Bucket filler or bucket dipper, which one are you?

Have you ever heard this?  I may have learned this as a kid but forgot about it until a few years ago when my daughter started talking about filling buckets at preschool.  It took a few days to figure out what she was talking about, at first, we thought the kids were filling up buckets of sand on the playground. 😊 Figured out that Harper was not talking about filling buckets with sand but filling up each other’s buckets.  Such a cool visual for kids to understand filling up someone’s bucket versus dipping into someone’s bucket.  Giving verse taking, love this! We have used this a lot in our house when we talk about hurt feelings, tone in how we talk to one another and sharing.  Really such a great concept, even for adults!

Last October, my bucket needed filling, I was running out of steam and needed to find balance.  Working full time, being a mom and doing all the things, I was stressed, and my bucket had a leak.  I was in a cycle of doing the same thing over again and expecting a different outcome.  Being a full-time mom is hard, staying at home or working outside of the home, it is tough.  I love my children more than I can put into words, but raising children is a hard job. It takes it’s toll on us and we must find how to fill our buckets or have our buckets filled.  I think we do a terrible job as a society of giving grace to each other, we are all running around trying to raise amazing tiny humans, and it is a tough gig.

Admitting change is needed is the hardest part for me, I fear having to say this is too much, I can’t do it all.  For me it is a form of failing, even though I know it is not, we can’t do it all ourselves, but I want to.  My ah ha moment was when I was bringing my stress home and it started to impact my family.  I knew something or lots of things needed to change.  I can be stressed, but when it starts to run into my family life, that is my breaking point and change is needed.

I met with many friends and co workers about finding balance, creating balance and maintaining balance.  Everyone had great advice, amazing stories and tips that worked well in their lives.  But would it work for me and my family?  Part of my struggle with finding balance is pleasing everyone, I want to make everyone happy and know that is not possible.  I wanted someone to tell me what to do, and I would do it, but that is not they way to find, create and maintain balance, or reduce stress.  I read a book last fall that help me immensely, “The Subtle Art of not giving a Fu*k” by Mark Manson.  Read my post about the book here.
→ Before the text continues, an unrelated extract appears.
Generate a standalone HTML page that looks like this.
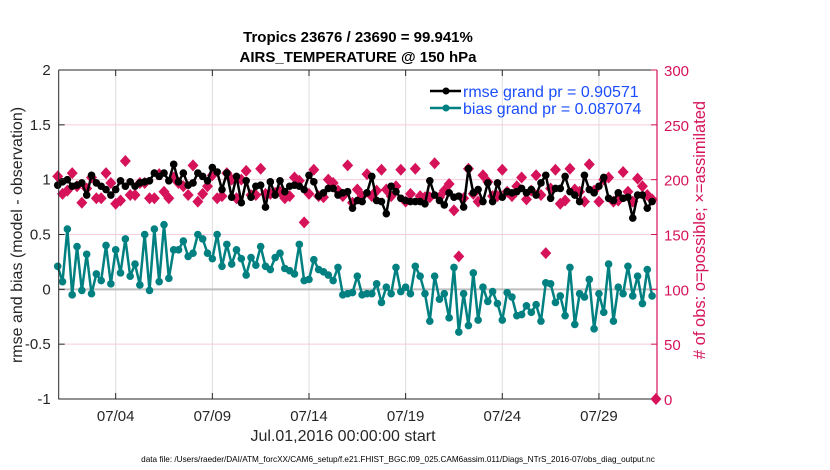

I can’t tell you how much I needed this message in the book, I would shake my head while reading….yes…..yes…..and yes, this was what I needed to hear.  I had way too many things that I was pouring myself into and nothing was filling me up.  I needed to give less of a Fu*k about some things and give a lot of Fu*ks about other things to help keep my bucket filled. 

  A year has passed, I am in such a better place with my balance and outlook on daily stress. Life is constantly changing so our balance will constantly be tested and reset, but for me the biggest lesson was in figuring out that I needed to OWN my own happiness.  I needed to not rely on other people to fill my bucket up, I needed to find things that inspired me, lifted me and make me happy.  I had spent too many months being consumed by negativity, comparison and stress, I knew I didn’t what to continue that path.  But I didn’t realize how much my life would change in choosing happiness and gratitude each day.  It is very cliché but making the choice to be happy and to enjoy life makes a world of difference. 

My advice for anyone who is struggling with stress in their life is to really take an inventory of what makes you happy.  If you woke up tomorrow, what is the first thing you would do to make yourself happy?  Make a list, whenever you are stressed out, read the list.  Make a new list….revisit the list, and continue to find things that make you happy.  Life is way too short to be unhappy, to be sour or to be affected by things that are out of your control. 

Each night at dinner, we go around the dinner table and everyone has to say one thing they are grateful for.  It is sweet to hear what our kids have to say, but no matter how stressful my day has been, I come home to an amazing family that loves and supports me, I am truly blessed.  I am grateful for the simple daily memories we are making as a family.